UT/2021/000157 - [2024] UKUT 00110 (TCC)
Upper Tribunal Tax and Chancery Chamber

UT/2021/000157 - [2024] UKUT 00110 (TCC)

Fecha: 27-Feb-2024

FTT Decision

FTT Decision

5.

There is no dispute over the FTT’s findings in relation to the background to the transaction at issue. These can be shortly summarised as follows.

6.

In 2008, Mr Tenconi became an investor member in Monarch Assurance Holdings Ltd (“MAH”), a company limited, as was allowed at the time of its incorporation in 1979, both by share capital and guarantee rights. Investor members were required to pay for one or more “distribution rights” at a cost of £100. Mr Tenconi bought four such rights (FTT [4][6] and [11]).

7.

As well as voting rights for the investor member, the distribution rights gave the investor member a right to income (a share in the profits available for distribution in excess of £2000 apportioned according to the number of distribution rights) and to capital (a share in the surplus assets of MAH after repayment of share capital to the shareholders) together with, in the event of winding up, repayment of the amounts paid for the distribution rights.

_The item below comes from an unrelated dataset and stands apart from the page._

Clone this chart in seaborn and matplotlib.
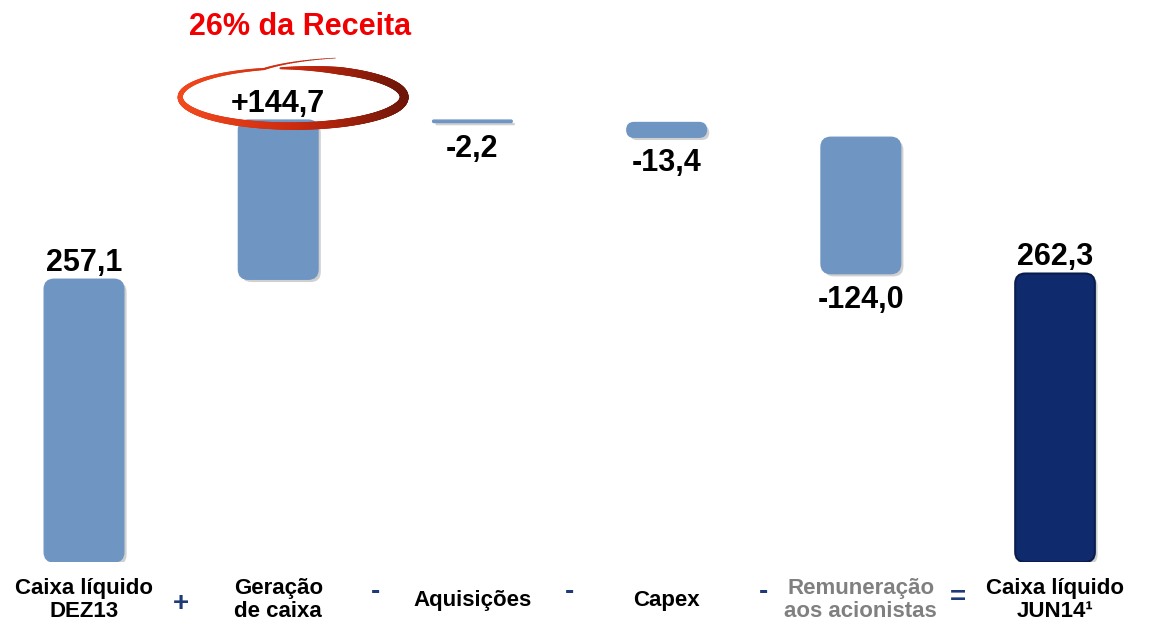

There was no provision for the transfer of distribution rights in the articles of association. They could however be surrendered to the company for a cash payment, or in consideration of any security in the company, or any other consideration approved by the directors (FTT [8]-[10]).

8.

In 2015 another company, Soogen Holdings Limited (“SHL”) wished to buy the shares of a subsidiary of MAH. At this time Mr Tenconi’s holding of distribution rights meant he held 50% of the voting right in MAH. To undertake the intended purchase SHL needed the majority of the investor members’ approval or else to obtain the distribution rights itself so SHL could provide approval (FTT [12]).

9.

Mr Tenconi entered into a contract with SHL and a guarantor of SHL set out in an agreement of 3 September 2015. In that agreement he agreed that, in exchange for £1m, he would sell, and SHL would buy, the entire beneficial interest in Mr Tenconi’s four distribution rights in MAH. Mr Tenconi warranted that he was the sole legal and beneficial owner of the rights and that he was entitled to transfer the beneficial title to the rights. Following completion, he would hold the rights as nominee and on trust for SHL and would have no beneficial interest in the rights. Around October 2015 the investor members of MAH voted in a general meeting to transfer the shares of the subsidiary to SHL (FTT [14][15]).

10.

Mr Tenconi included a CGT gain of £984,204 (after deduction of cost and losses) in his 2015/16 tax return in respect of the disposal of “4 shares from s. 104 holding” claiming entrepreneur’s relief on the gain. HMRC denied the relief and issued a closure notice in the amount of £175,158.59 (FTT [16][17]).

11.

The FTT dealt first with the question of whether Mr Tenconi had made a disposal for CGT purposes. It rejected Mr Tenconi’s argument that the distribution rights were incapable of being owned (because they could not be transferred) holding that it was clear from the case-law that the lack of transferability did not prevent rights from being assets for capital gains tax purposes (FTT [30]-[40]).

12.

The FTT also noted that s21 TCGA expressly included, as a form of property which is a CGT asset, incorporeal property generally (FTT [30]) and that there was nothing in the case law to prevent the distribution rights from coming within that definition (FTT [36]). The FTT also rejected Mr Tenconi’s argument that the fact the distribution rights could not be transferred meant they could not be held on trust noting that there was no provision in the governing documents prohibiting the rights from being held on trust for a third party (FTT [38]).

13.

The FTT went on to dismiss HMRC’s alternative case that there was a part disposal of rights under s21(2) TCGA. It did not consider there was, noting the sale agreement stated that Mr Tenconi transferred all of his beneficial interest and that Mr Tenconi undertook to account to SHL for any amounts paid to Mr Tenconi in respect of the rights (FTT [39]). (In the proceedings before us HMRC maintain this alternative argument, as identified in their Rule 24 response.)

14.

The FTT accordingly concluded that the beneficial interest in the distribution rights was capable of being disposed of and that it was disposed of by Mr Tenconi to SHL for the consideration set out in the agreement (FTT [40]). The FTT also agreed with HMRC’s case in the alternative that the transaction was chargeable to CGT as a deemed disposal pursuant to s22 TCGA. (It then proceeded to reject Mr Tenconi’s arguments that relevant statutory provisions for entrepreneur’s relief were met finding that the distribution did not fall within the definition of “ordinary share capital” in s989 Income Tax Act 2007, although as no specific challenge was sought against that part of the FTT’s decision that issue is outside the scope of this appeal.)